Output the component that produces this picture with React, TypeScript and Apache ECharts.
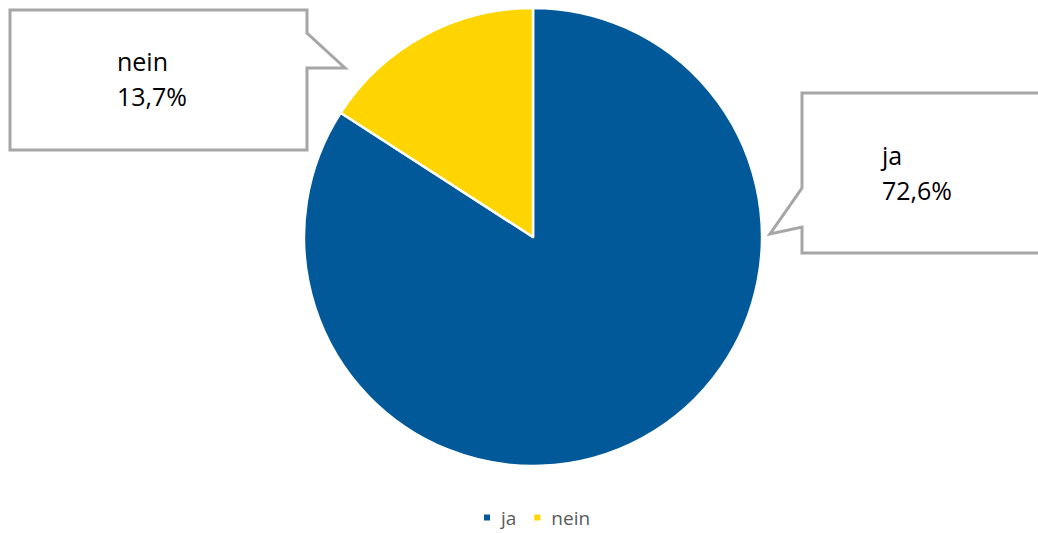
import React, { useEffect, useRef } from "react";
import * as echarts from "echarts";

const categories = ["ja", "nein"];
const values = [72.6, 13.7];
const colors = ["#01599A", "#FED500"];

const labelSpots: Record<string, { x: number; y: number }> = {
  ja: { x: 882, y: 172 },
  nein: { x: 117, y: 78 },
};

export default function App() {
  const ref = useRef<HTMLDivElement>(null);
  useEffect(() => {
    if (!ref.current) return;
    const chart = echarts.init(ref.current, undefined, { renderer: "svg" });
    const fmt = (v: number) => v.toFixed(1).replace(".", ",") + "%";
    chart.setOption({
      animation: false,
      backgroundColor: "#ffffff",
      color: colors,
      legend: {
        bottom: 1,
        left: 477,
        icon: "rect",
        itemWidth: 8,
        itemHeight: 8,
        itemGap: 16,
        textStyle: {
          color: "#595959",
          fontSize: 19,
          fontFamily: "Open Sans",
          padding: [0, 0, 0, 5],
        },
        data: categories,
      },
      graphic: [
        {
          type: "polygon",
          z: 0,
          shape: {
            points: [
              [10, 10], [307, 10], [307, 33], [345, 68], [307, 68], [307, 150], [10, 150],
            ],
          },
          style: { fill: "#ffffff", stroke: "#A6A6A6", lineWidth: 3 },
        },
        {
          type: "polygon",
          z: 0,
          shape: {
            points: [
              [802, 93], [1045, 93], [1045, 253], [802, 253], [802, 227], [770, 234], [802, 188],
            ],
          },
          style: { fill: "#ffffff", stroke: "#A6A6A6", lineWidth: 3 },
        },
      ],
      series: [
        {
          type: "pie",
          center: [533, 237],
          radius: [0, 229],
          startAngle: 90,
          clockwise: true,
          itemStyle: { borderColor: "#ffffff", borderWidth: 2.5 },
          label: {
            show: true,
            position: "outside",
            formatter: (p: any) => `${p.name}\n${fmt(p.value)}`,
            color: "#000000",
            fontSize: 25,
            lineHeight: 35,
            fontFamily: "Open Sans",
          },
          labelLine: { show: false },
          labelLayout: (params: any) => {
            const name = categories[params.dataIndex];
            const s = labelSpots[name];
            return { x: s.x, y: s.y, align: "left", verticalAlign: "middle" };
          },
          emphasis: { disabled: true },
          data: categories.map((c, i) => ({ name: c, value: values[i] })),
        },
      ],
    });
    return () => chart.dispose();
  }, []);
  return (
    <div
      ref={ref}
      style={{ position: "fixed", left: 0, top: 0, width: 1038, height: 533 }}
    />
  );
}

_Exercise prompt:_
Output an exact copy of the material, with the pictures removed.

_Response to this exercise:_
Output the component that produces this picture with React, TypeScript and Apache ECharts.
import React, { useEffect, useRef } from "react";
import * as echarts from "echarts";

const categories = ["ja", "nein"];
const values = [72.6, 13.7];
const colors = ["#01599A", "#FED500"];

const labelSpots: Record<string, { x: number; y: number }> = {
  ja: { x: 882, y: 172 },
  nein: { x: 117, y: 78 },
};

export default function App() {
  const ref = useRef<HTMLDivElement>(null);
  useEffect(() => {
    if (!ref.current) return;
    const chart = echarts.init(ref.current, undefined, { renderer: "svg" });
    const fmt = (v: number) => v.toFixed(1).replace(".", ",") + "%";
    chart.setOption({
      animation: false,
      backgroundColor: "#ffffff",
      color: colors,
      legend: {
        bottom: 1,
        left: 477,
        icon: "rect",
        itemWidth: 8,
        itemHeight: 8,
        itemGap: 16,
        textStyle: {
          color: "#595959",
          fontSize: 19,
          fontFamily: "Open Sans",
          padding: [0, 0, 0, 5],
        },
        data: categories,
      },
      graphic: [
        {
          type: "polygon",
          z: 0,
          shape: {
            points: [
              [10, 10], [307, 10], [307, 33], [345, 68], [307, 68], [307, 150], [10, 150],
            ],
          },
          style: { fill: "#ffffff", stroke: "#A6A6A6", lineWidth: 3 },
        },
        {
          type: "polygon",
          z: 0,
          shape: {
            points: [
              [802, 93], [1045, 93], [1045, 253], [802, 253], [802, 227], [770, 234], [802, 188],
            ],
          },
          style: { fill: "#ffffff", stroke: "#A6A6A6", lineWidth: 3 },
        },
      ],
      series: [
        {
          type: "pie",
          center: [533, 237],
          radius: [0, 229],
          startAngle: 90,
          clockwise: true,
          itemStyle: { borderColor: "#ffffff", borderWidth: 2.5 },
          label: {
            show: true,
            position: "outside",
            formatter: (p: any) => `${p.name}\n${fmt(p.value)}`,
            color: "#000000",
            fontSize: 25,
            lineHeight: 35,
            fontFamily: "Open Sans",
          },
          labelLine: { show: false },
          labelLayout: (params: any) => {
            const name = categories[params.dataIndex];
            const s = labelSpots[name];
            return { x: s.x, y: s.y, align: "left", verticalAlign: "middle" };
          },
          emphasis: { disabled: true },
          data: categories.map((c, i) => ({ name: c, value: values[i] })),
        },
      ],
    });
    return () => chart.dispose();
  }, []);
  return (
    <div
      ref={ref}
      style={{ position: "fixed", left: 0, top: 0, width: 1038, height: 533 }}
    />
  );
}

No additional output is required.